I found another easy way to cut the tail out. That is via Pareto principle, or 80-20 rule. No matter it is 80-20 or 70-30, we can always get an equation
F(k)+rank(k)=100,
where k is the sequence number of an item in the studied set (size N) sorted in a descending order according to their popularity, rank(k) is the ranking of kth item in term of percent (k/N), and F(k) is the cumulative function. Suppose we have a set of N items, the tail of its distribution can be determined by the intersection of F(k) and f(k)=1-k/N. The intersection point indicate where the cumulative function value is equal to 1- rank(k). For example, when rank(k) = 20%, F(k) = 80% at the intersection, which is 80-20. Since F(k) is a strictly increasing function, and f(k)=1- k/N is a strictly decreasing function, and their value ranges are the same, [0, 1], we can ensure that there is one and only one intersection of the two functions.

let's use an example to check if this method can find a "good" point to divide the tail from the head. Zipf distribution is very popular for characterizing the distribution of ranked items like web pages, words, films, and books. The figure shows the cumulative function of a Zipf distribution with N = 1000 and s = 1. We get a very interesting result that the intersection is right at 80-20 place.

Monday, July 7, 2008

Solution for latex2html not generating images

Recently I updated GhostScript and NetPbm on my Windows box, and found the latex2html started to report errors when generating images. The error messages said "bad file descriptor" when executed pstoimg.bat. Google gave several pages that contains exactly the same symptom of this problem but no solutions. Some suggested to use the debug mode of latex2html to see more detailed tracks. It really helps! I found the NetPbm executable file was trying to locate a file named rgb.txt, and it tried several places that are the directories on Linux systems, but failed. It also suggested a RGBDEF environment variable. The file is in the misc directory of the NetPbm I installed. After I set the environment variable, the problem is fixed.
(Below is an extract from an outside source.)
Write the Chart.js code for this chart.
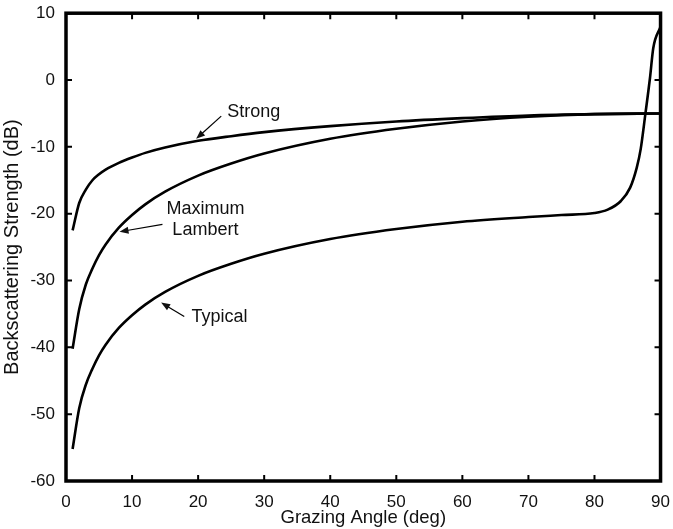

It seems that all applications better have a DEBUG mode.

Wednesday, May 21, 2008

Java String to byte array and InputStream

Based on Google result, the best solutions are
byte[] byteArray = yourString.getBytes(charsetName);

and
InputStream stream = new ByteArrayInputStream(yourString.getBytes(charsetName));

Monday, May 19, 2008

Start trying Google App Engine

Just got a message from Google that my account was activated. A little anxious to start a journey of learning Python and doing experiments.

Sunday, May 18, 2008

Two font problems causing EPS cannot appear in LaTeX document

I am working on Windows XP, using Visio for drawing. My procedure to produce an EPS graphics is printing Visio page to PS -> PS to EPS using GSView. There are many other ways to get EPS out of Visio drawing. MetafileToEPSConverter is a good tool highly recommended, and remember to adjust its printing quality to higher than 600 dpi to get nice figures in PS file.

If you have adjusted your system DPI setup recently for your new big LCD, then you may find your old EPS files cannot be displayed correctly any more in a new PS file. The symptom is that the graphics just flashes and disappears, and leaves a blank space. The solution is just to change the DPI setup to the old value.

The other problem I encountered was that the font in EPS files looked weird and some characters were even missing. When embedded them in LaTeX documents, the graphics was simply not there. Later I figured out that that might caused by the Ghostscript, it was solved when I updated both GSview and Ghostscript to the latest versions.

Tuesday, May 13, 2008

Switch to blogger from MoveableType

I used to blog on Movable Type hosted by the University, but was a little disappointed after losing my long-typing several times. The first alternative blog host service I considered was WordPress, but I was surprised by they even charge for update the CSS of a template. I have registered already on blogger, and read many hosted by blogger in my reader. So I finally decided to move here. My old posts will still on MT for searching engines' sake until I have no access of the university service.